Prior to the 1970s, Marche was considered a rather poor region, although economically stable in some sectors, thanks particularly to its agricultural output and to the contribution of traditional crafts.

Today the contribution of agriculture to the economy of the region is less significant and the gross value generated by this sector remains slightly above the national average. Marche has never suffered from the extremes of fragmented land ownership or 'latifondo'. Greatly diffused in the past, the sharecropping never produced an extreme land fragmentation. The main products are cereals, vegetables, animal products and grapes. Truffle hunting is popular; although it has often led to 'truffle wars' between hunters due to the imposition of quotas. Olives are also produced and managed by various harvesters. In spite of the marine impoverishment, the sea has always furnished a plentiful supply of fish, the main fishing centres being Ancona, San Benedetto del Tronto, Fano and Civitanova Marche.
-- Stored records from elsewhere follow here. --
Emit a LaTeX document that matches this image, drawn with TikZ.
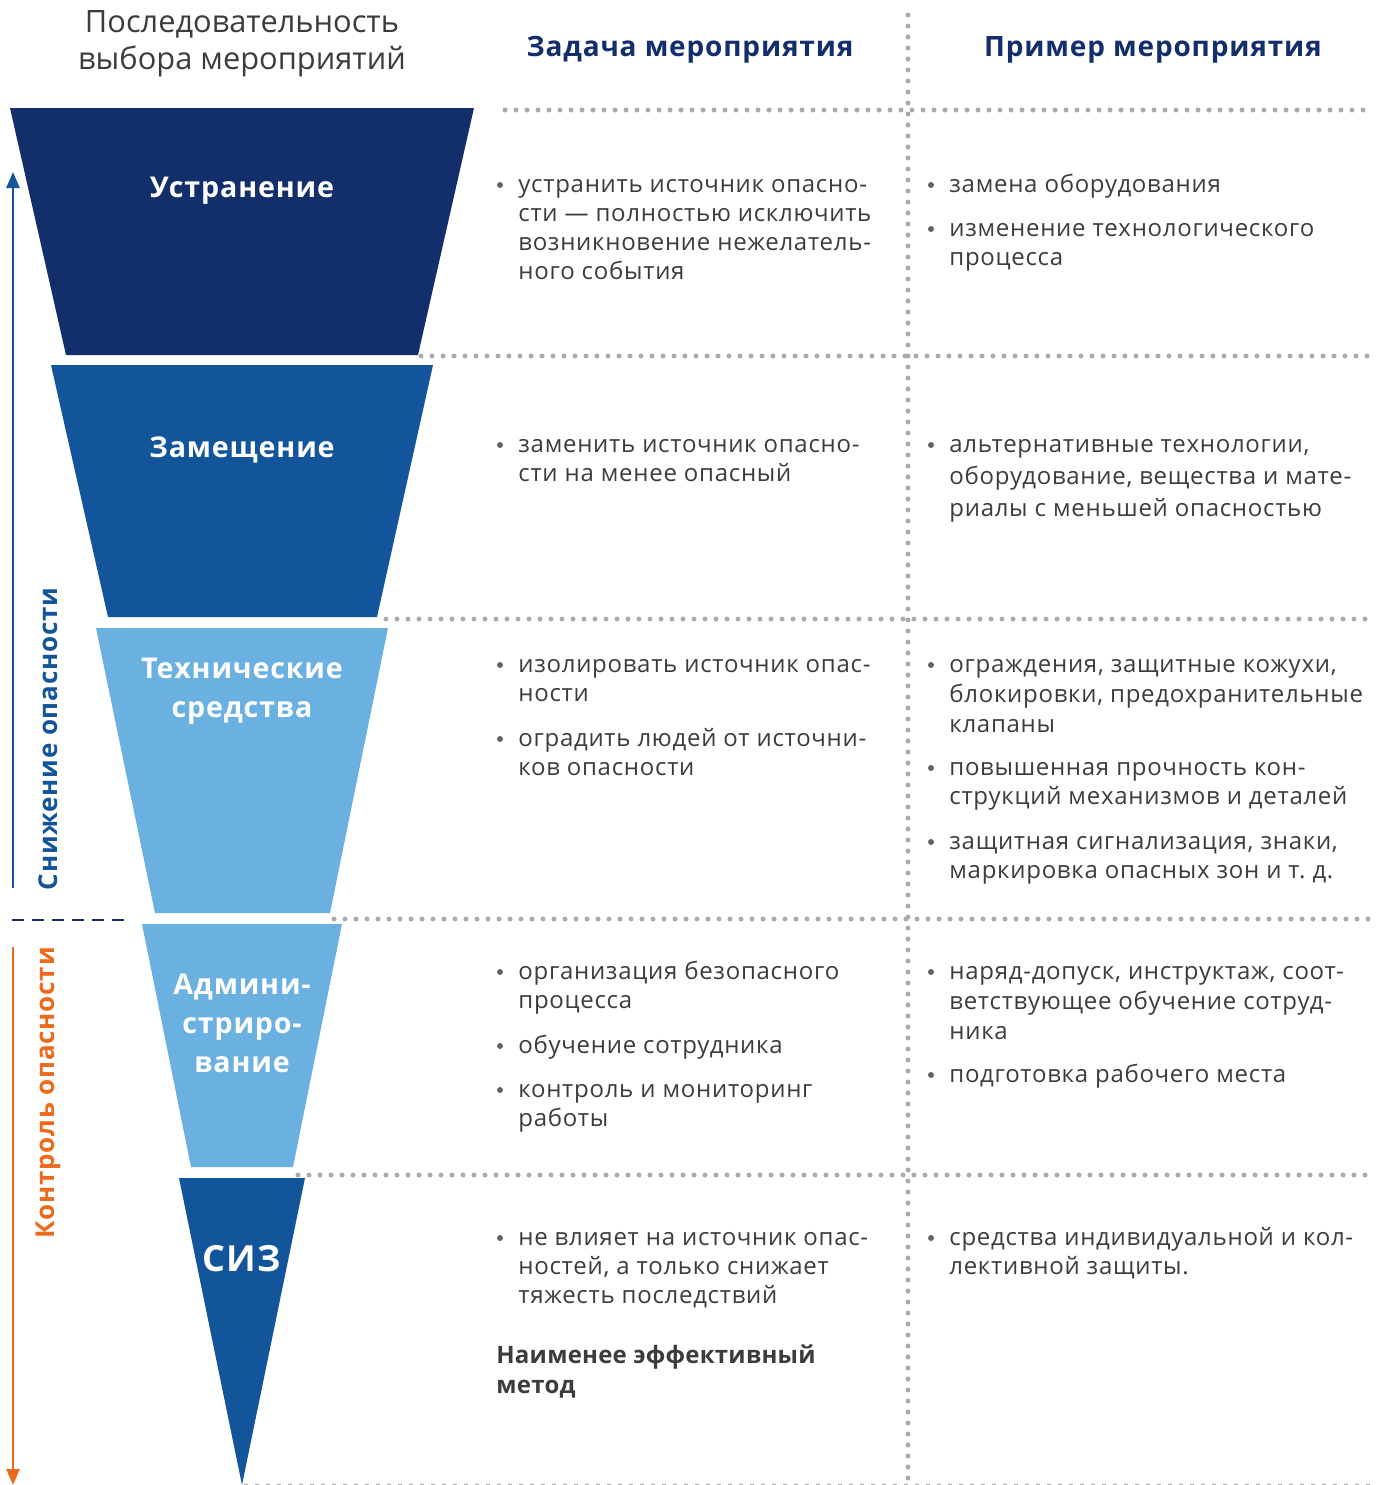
\documentclass[tikz,border=0pt]{standalone}
\usepackage{fontspec}
\setmainfont{Open Sans}[LetterSpace=3]
\usetikzlibrary{arrows.meta,positioning}

\definecolor{navy}{HTML}{132F6B}
\definecolor{midblue}{HTML}{12559A}
\definecolor{lightblue}{HTML}{6AB0E0}
\definecolor{orng}{HTML}{EC6A1C}
\definecolor{dotgray}{HTML}{ABABAB}
\definecolor{txtgray}{HTML}{3C3C3C}

\begin{document}
\begin{tikzpicture}[x=0.5pt,y=-0.5pt,>={Triangle[length=8pt,width=6.5pt]},
    dotline/.style={draw=dotgray,line width=2.5pt,line cap=round,dash pattern=on 0pt off 5.5pt},
    lvl/.style={text=white,font=\fontsize{14.3}{19.5}\selectfont\bfseries,align=center},
    head/.style={text=navy,font=\fontsize{14}{17}\selectfont\bfseries},
    item/.style={anchor=base west,inner sep=0pt,align=left,text=txtgray,font=\fontsize{12}{14.5}\selectfont},
    side/.style={rotate=90,font=\fontsize{13}{15}\selectfont\bfseries}]
      \useasboundingbox (0,0) rectangle (1386,1485);

      % funnel
      \fill[navy] (10,108) -- (474,108) -- (418,355) -- (66,355) -- cycle;
      \fill[midblue] (51,365) -- (433,365) -- (377,617) -- (108,617) -- cycle;
      \fill[lightblue] (96,628) -- (388,628) -- (330,913) -- (155,913) -- cycle;
      \fill[lightblue] (142,924) -- (342,924) -- (293,1167) -- (191,1167) -- cycle;
      \fill[midblue] (179,1178) -- (305,1178) -- (242,1485) -- cycle;

      \node[lvl] (Elim) at (242,191) {Устранение};
      \node[lvl] (Subst) at (242,450) {Замещение};
      \node[lvl] (Tech) at (242,691) {Технические\\средства};
      \node[lvl] (Admin) at (242,1023) {Админи-\\стриро-\\вание};
      \node[lvl,font=\fontsize{18}{20}\selectfont\bfseries] (PPE) at (242,1259) {СИЗ};

      % headings
      \node[align=center,text=txtgray,font=\fontsize{15.4}{18.5}\selectfont\addfontfeature{LetterSpace=0}] (Seq) at (242,44)
        {Последовательность\\выбора мероприятий};
      \node[head] (TaskHead) at (690,50) {Задача мероприятия};
      \node[head] (ExHead) at (1153,50) {Пример мероприятия};

      % grid
      \draw[dotline] (908,15) -- (908,1482);
      \draw[dotline] (505,110) -- (1368,110);
      \draw[dotline] (421,356) -- (1368,356);
      \draw[dotline] (386,619) -- (1368,619);
      \draw[dotline] (334,919) -- (1368,919);
      \draw[dotline] (298,1175) -- (1368,1175);
      \draw[dotline] (246,1486) -- (1368,1486);

      % side arrows
      \coordinate (UpS) at (13,888);
      \coordinate (UpE) at (13,172);
      \coordinate (DnS) at (13,947);
      \coordinate (DnE) at (13,1485);
      \coordinate (SepS) at (12,920);
      \coordinate (SepE) at (128,920);
      \draw[->,midblue,line width=1.25pt] (UpS) -- (UpE);
      \draw[->,orng,line width=1.25pt] (DnS) -- (DnE);
      \draw[navy,line width=1.25pt,dash pattern=on 6pt off 4pt] (SepS) -- (SepE);
      \node[side,text=midblue] (Reduce) at (48,739) {Снижение опасности};
      \node[side,text=orng] (Control) at (48,1093) {Контроль опасности};

      % bullets
      \foreach \y in {185,445,665,739,972,1046,1090,1238}
        \fill[txtgray!80] (500,\y) circle (3);
      \foreach \y in {185,229,445,665,768,842,972,1075,1238}
        \fill[txtgray!80] (931,\y) circle (3);

      % task column (anchored at last baseline)
      \node[item] (T1) at (518,279) {устранить источник опасно-\\сти — полностью исключить\\возникновение нежелатель-\\ного события};
      \node[item] (T2) at (518,481) {заменить источник опасно-\\сти на менее опасный};
      \node[item] (T3a) at (518,701) {изолировать источник опас-\\ности};
      \node[item] (T3b) at (518,775) {оградить людей от источни-\\ков опасности};
      \node[item] (T4a) at (518,1008) {организация безопасного\\процесса};
      \node[item] (T4b) at (518,1053) {обучение сотрудника};
      \node[item] (T4c) at (518,1126) {контроль и мониторинг\\работы};
      \node[item] (T5) at (518,1303) {не влияет на источник опас-\\ностей, а только снижает\\тяжесть последствий};
      \node[item,font=\fontsize{12}{15}\selectfont\bfseries\addfontfeature{LetterSpace=1}] (Least) at (496,1393) {Наименее эффективный\\метод};

      % example column
      \node[item] (E1a) at (949,192) {замена оборудования};
      \node[item] (E1b) at (949,265) {изменение технологического\\процесса};
      \node[item,font=\fontsize{12}{16}\selectfont] (E2) at (949,516) {альтернативные технологии,\\оборудование, вещества и мате-\\риалы с меньшей опасностью};
      \node[item,font=\fontsize{12}{15}\selectfont] (E3a) at (949,732) {ограждения, защитные кожухи,\\блокировки, предохранительные\\клапаны};
      \node[item] (E3b) at (949,804) {повышенная прочность кон-\\струкций механизмов и деталей};
      \node[item] (E3c) at (949,878) {защитная сигнализация, знаки,\\маркировка опасных зон и т.~д.};
      \node[item,font=\fontsize{12}{15}\selectfont] (E4a) at (949,1039) {наряд-допуск, инструктаж, соот-\\ветствующее обучение сотруд-\\ника};
      \node[item] (E4b) at (949,1082) {подготовка рабочего места};
      \node[item] (E5) at (949,1274) {средства индивидуальной и кол-\\лективной защиты.};
\end{tikzpicture}
\end{document}
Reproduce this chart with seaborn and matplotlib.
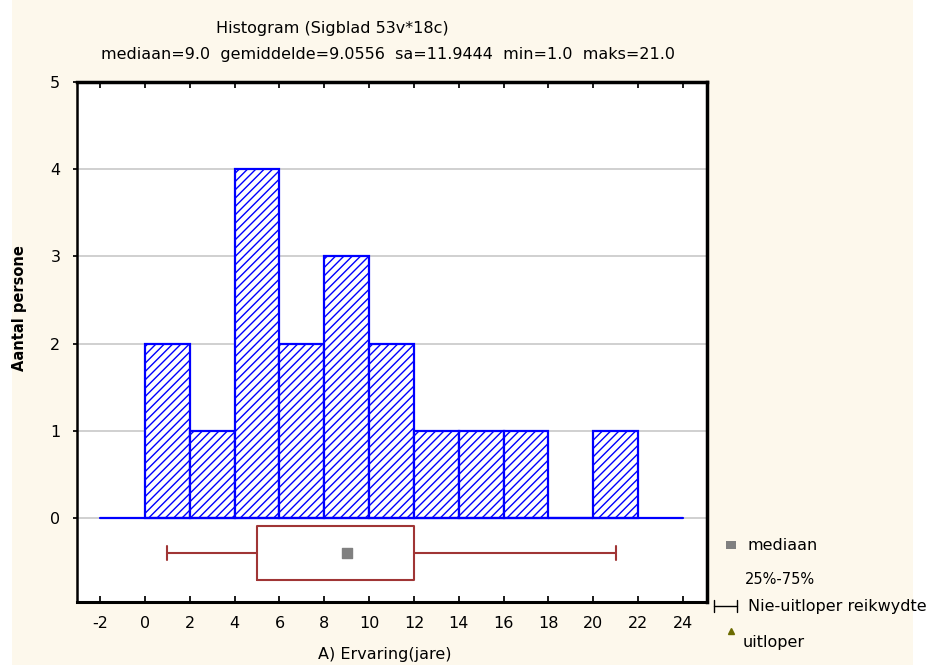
import numpy as np
import matplotlib
matplotlib.use("Agg")
import matplotlib.pyplot as plt
import matplotlib.patches as mpatches
import seaborn as sns

# histogram data (bin width 2)
bin_edges = [0, 2, 4, 6, 8, 10, 12, 14, 16, 18, 20, 22]
counts = [2, 1, 4, 2, 3, 2, 1, 1, 1, 0, 1]

# box plot summary
box_min, box_q1, box_med, box_q3, box_max = 1.0, 5.0, 9.0, 12.0, 21.0

x_ticks = list(range(-2, 25, 2))
y_ticks = [0, 1, 2, 3, 4, 5]

title = "Histogram (Sigblad 53v*18c)"
subtitle = "mediaan=9.0  gemiddelde=9.0556  sa=11.9444  min=1.0  maks=21.0"
x_label = "A) Ervaring(jare)"
y_label = "Aantal persone"

sns.set_theme(style="white")
plt.rcParams["font.family"] = ["DejaVu Sans"]
plt.rcParams["text.color"] = "black"
plt.rcParams["xtick.labelcolor"] = "black"
plt.rcParams["ytick.labelcolor"] = "black"
plt.rcParams["hatch.linewidth"] = 1.0

cream = "#fdf8ec"
blue = "#0000ff"
red = "#a03535"

fig = plt.figure(figsize=(9.37, 6.65), dpi=100)
fig.patch.set_facecolor("white")
fig.add_artist(mpatches.Rectangle((12 / 937, 0), (913 - 12) / 937, 1,
                                  transform=fig.transFigure, facecolor=cream,
                                  edgecolor="none", zorder=-10))

ax = fig.add_axes([77 / 937, 1 - 602 / 665, (707 - 77) / 937, (602 - 82) / 665])
ax.set_facecolor("white")

centers = [(a + b) / 2 for a, b in zip(bin_edges[:-1], bin_edges[1:])]
sns.histplot(x=centers, weights=counts, bins=bin_edges, ax=ax,
             color="white", edgecolor=blue, linewidth=1.6,
             hatch="////", alpha=1.0, zorder=3)
for p in ax.patches:
    p.set_facecolor("white")
    p.set_edgecolor(blue)

# gridlines and baseline
for yv in y_ticks[:-1]:
    ax.axhline(yv, color="#c8c8c8", lw=1.2, zorder=1)
ax.plot([-2, 24], [0, 0], color=blue, lw=1.6, zorder=4)

# box plot below the histogram
stats = [dict(med=box_med, q1=box_q1, q3=box_q3, whislo=box_min, whishi=box_max,
              fliers=[])]
ax.bxp(stats, positions=[-0.4], widths=0.62, capwidths=0.16, vert=False,
       showcaps=True,
       boxprops=dict(color=red, lw=1.5), whiskerprops=dict(color=red, lw=1.5),
       capprops=dict(color=red, lw=1.5), medianprops=dict(color="none"),
       manage_ticks=False, zorder=5)
ax.scatter([box_med], [-0.4], marker="s", s=45, color="#808080", zorder=6)

ax.set_xlim(-3.03, 25.07)
ax.set_ylim(-0.96, 5)
ax.set_xticks(x_ticks)
ax.set_yticks(y_ticks)
ax.set_xticklabels([str(t) for t in x_ticks], fontsize=11.5)
ax.set_yticklabels([str(t) for t in y_ticks], fontsize=11.5)
ax.tick_params(axis="x", direction="in", length=4, top=True, bottom=True, pad=10, color="black")
ax.tick_params(axis="y", direction="out", length=3, left=True, right=False, pad=9, color="black")
for s in ax.spines.values():
    s.set_visible(True)
    s.set_color("black")
    s.set_linewidth(1.8)
ax.spines["top"].set_linewidth(2.5)
ax.spines["right"].set_linewidth(2.5)
ax.spines["bottom"].set_linewidth(2.2)
ax.set_xlabel("")
ax.set_ylabel("")

fig.text(332 / 937, 1 - 28 / 665, title, ha="center", va="center", fontsize=11.5)
fig.text(388 / 937, 1 - 55 / 665, subtitle, ha="center", va="center", fontsize=11.5)
fig.text(385 / 937, 1 - 655 / 665, x_label, ha="center", va="center", fontsize=11.5)
fig.text(20 / 937, 1 - 308 / 665, y_label, ha="center", va="center",
         fontsize=10.5, fontweight="bold", rotation=90)

# legend drawn outside the plot
fig.text(748 / 937, 1 - 545 / 665, "mediaan", ha="left", va="center", fontsize=11.5)
fig.add_artist(mpatches.Rectangle((726 / 937, 1 - 549 / 665), 10 / 937, 8 / 665,
                                  transform=fig.transFigure, facecolor="#808080",
                                  edgecolor="none"))
fig.text(745 / 937, 1 - 579 / 665, "25%-75%", ha="left", va="center", fontsize=10.5)
fig.add_artist(plt.Line2D([714 / 937, 737 / 937], [1 - 606 / 665, 1 - 606 / 665],
                          transform=fig.transFigure, color="black", lw=1))
for xx in (714, 737):
    fig.add_artist(plt.Line2D([xx / 937, xx / 937], [1 - 600 / 665, 1 - 612 / 665],
                              transform=fig.transFigure, color="black", lw=1))
fig.text(748 / 937, 1 - 606 / 665, "Nie-uitloper reikwydte", ha="left", va="center",
         fontsize=11.5)
fig.add_artist(plt.Line2D([731 / 937], [1 - 631 / 665], transform=fig.transFigure,
                          marker="^", markersize=5, color="#6b6b00", lw=0))
fig.text(743 / 937, 1 - 643 / 665, "uitloper", ha="left", va="center", fontsize=11.5)

plt.savefig("out.png", dpi=100, facecolor=fig.get_facecolor())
Since the 1980s, the economy of the region has been radically transformed without, however, repudiating its rural past. Many of the small craft workshops scattered throughout the rural settlements have modernised and become small businesses, some of which have become major brands known all over the world (Indesit, Tod's, Guzzini, Teuco). This evolution led to the emergence of 'specialized' industrial areas, which are still profitable:
- footwear and leather goods in a large area straddling the provinces of Macerata and Fermo;
- furniture in the Pesaro area in particular;
- household appliances and textile industry in the province of Ancona, in which the main engineering companies are also to be found (including ship building, petrochemicals and paper, as well as consumer durables).
- The city of Castelfidardo remains an important centre for the production of musical instruments, the accordion in particular.

The gross domestic product (GDP) of the region was 43.3 billion euros in 2018, accounting for 2.5% of Italy's economic output. GDP per capita adjusted for purchasing power was 28,200 euros or 94% of the EU27 average in the same year. The GDP per employee was 96% of the EU average.

The unemployment rate stood at 7.4% in 2020. Marche is well known for its shoemaking tradition, with fine and luxurious Italian footwear manufacturing facilities in the region.

=== Tourism ===
The region continues to draw tourists, whose increasing numbers have been attracted by the rich and broadly distributed heritage of history and monuments, as well as by the traditional seaside resorts. Marche has many small and picturesque villages, 31 of them have been selected by I Borghi più belli d'Italia (The most beautiful Villages of Italy), a non-profit private association of small Italian towns of strong historical and artistic interest, that was founded on the initiative of the Tourism Council of the National Association of Italian Municipalities.

=== Transport ===
The region is served by Marche Airport which provides direct routes to other parts of Italy and Europe. Other airports such as Bologna Guglielmo Marconi Airport, Florence Airport, Perugia San Francesco d'Assisi – Umbria International Airport, and Rimini Fellini Airport are also used by air travellers from the region.